On some drives, instead of an electrically-controlled governor, a flyweight-type governor is employed, which consists of a recess-type revolving valve driven by the output shaft of the drive, flyweights, two coil springs, and a nonrotating valve stem. Centrifugal force, acting on the governor flyweights, causes them to move outward, lifting the valve stem against the opposition of a coil spring.

The valve stem position controls the directing of oil to the two oil outlines. If the output speed tends to exceed 6,000 rpm, the flyweights lift the valve stem to direct more oil to the side of the control piston, causing the piston to move in a direction to reduce the pump wobble plate angle. If the speed drops below 6,000 rpm, oil is directed to the control piston so that it moves to increase the wobble plate angle.

Overspeed protection is installed in the governor. The drive starts in the underdrive position. The governor coil springs are fully extended and the valve stem is held at the limit of its downward travel. In this condition, pressure is directed to the side of the control piston giving minimum wobble plate angle. The maximum angle side of the control piston is open to the hollow stem. As the input speed increases, the flyweights start to move outward to overcome the spring bias. This action lifts the valve stem and starts directing oil to the maximum side of the control piston, while the minimum side is opened to the hollow stem.
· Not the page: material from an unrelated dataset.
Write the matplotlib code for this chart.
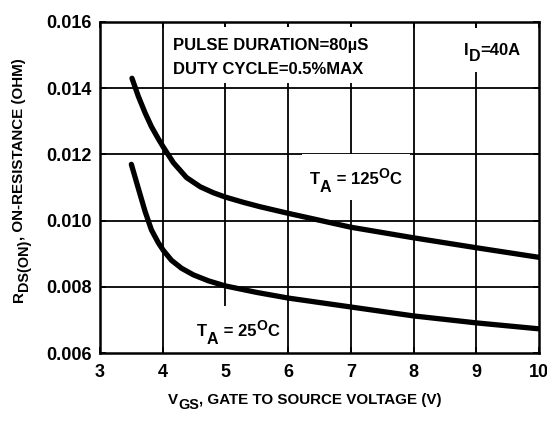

At about 6,000 rpm, the stem is positioned to stop drainage of either side, and the two pressures seek a balance point as the flyweight force is balanced against the spring bias. Thus, a mechanical failure in the governor causes an underdrive condition. The flyweight’s force is always tending to move the valve stem to the decrease speed position so that, if the coil spring breaks and the stem moves to the extreme position in that direction, output speed is reduced. If the input to the governor fails, the spring forces the stem all the way to the start position to obtain minimum output speed.

An adjustment screw on the end of the governor regulates the output speed of the constant speed drive. This adjustment increases or decreases the compression of a coil spring, opposing the action of the flyweights. The adjustment screws turn in an indented collar, which provides a means of making speed adjustments in known increments. Each “click” provides a small change in generator frequency.
The constant speed drive (CSD) can be an independent unit or mounted within the alternator housing. When the CSD and the alternator are contained within one unit, the assembly is known as an integrated drive generator (IDG).